At the neck of each loop were two distinguishable globs of material, one representing Sp1 (red), the other E2 (blue) molecules. (The two micrographs are identical; the lower one has been labeled to show the interpretation.)
Artificial DNA molecules lacking either the promoter sites or the enhancer sites, or with mutated versions of them, failed to form loops when mixed with the two proteins.

Silencers

Silencers are control regions of DNA that, like enhancers, may be located thousands of base pairs away from the gene they control.
However, when transcription factors bind to them, expression of the gene they control is repressed.

Insulators

A problem: As you can see above, enhancers can turn on promoters of genes located thousands of base pairs away.
What is to prevent an enhancer from inappropriately binding to and activating the promoter of some other gene in the same region of the chromosome?

One answer: an insulator.

Insulators are

stretches of DNA (as few as 42 base pairs may do the trick)
located between the
- enhancer(s) and promoter or
- silencer(s) and promoter of adjacent genes or clusters of adjacent genes.

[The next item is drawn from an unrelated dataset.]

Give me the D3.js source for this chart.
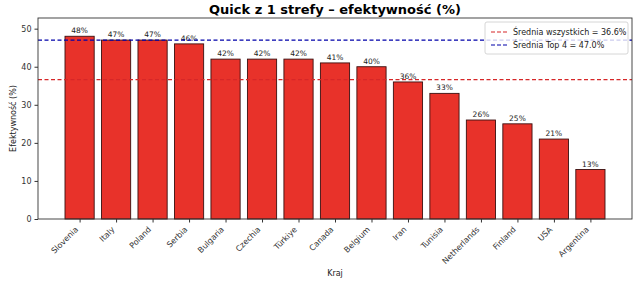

Their function is to prevent a gene from being influenced by the activation (or repression) of its neighbors.

Example:

The enhancer for the promoter of the gene for the delta chain of the gamma/delta T-cell receptor for antigen (TCR) is located close to the promoter for the alpha chain of the alpha/beta TCR (on chromosome 14 in humans) (Figure 2.47).
A T cell must choose between one or the other. There is an insulator between the alpha gene promoter and the delta gene promoter that ensures that activation of one does not spread over to the other.

Figure 2.47 : Chromosome 14 showing δ and α gene segments with promoter and enhancer.

All insulators discovered so far in vertebrates work only when bound by a protein designated CTCF (“CCCTC binding factor”; named for a nucleotide sequence found in all insulators). CTCF has 11 zinc fingers.
Another example: In mammals (mice, humans, pigs), only the allele for insulin-like growth factor-2 (IGF2) inherited from one’s father is active; that inherited from the mother is not — a phenomenon called imprinting.
The mechanism: the mother’s allele has an insulator between the IGF2 promoter and enhancer. So does the father’s allele, but in his case, the insulator has been methylated. CTCF can no longer bind to the insulator, and so the enhancer is now free to turn on the father’s IGF2 promoter.
Many of the commercially-important varieties of pigs have been bred to contain a gene that increases the ratio of skeletal muscle to fat.
This gene has been sequenced and turns out to be an allele of IGF2, which contains a single point mutation in one of its introns.
Pigs with this mutation produce higher levels of IGF2 mRNA in their skeletal muscles (but not in their liver).

This tells us that:

Mutations need not be in the protein-coding portion of a gene in order to affect the phenotype.
Mutations in non-coding portions of a gene can affect how that gene is regulated (here, a change in muscle but not in liver).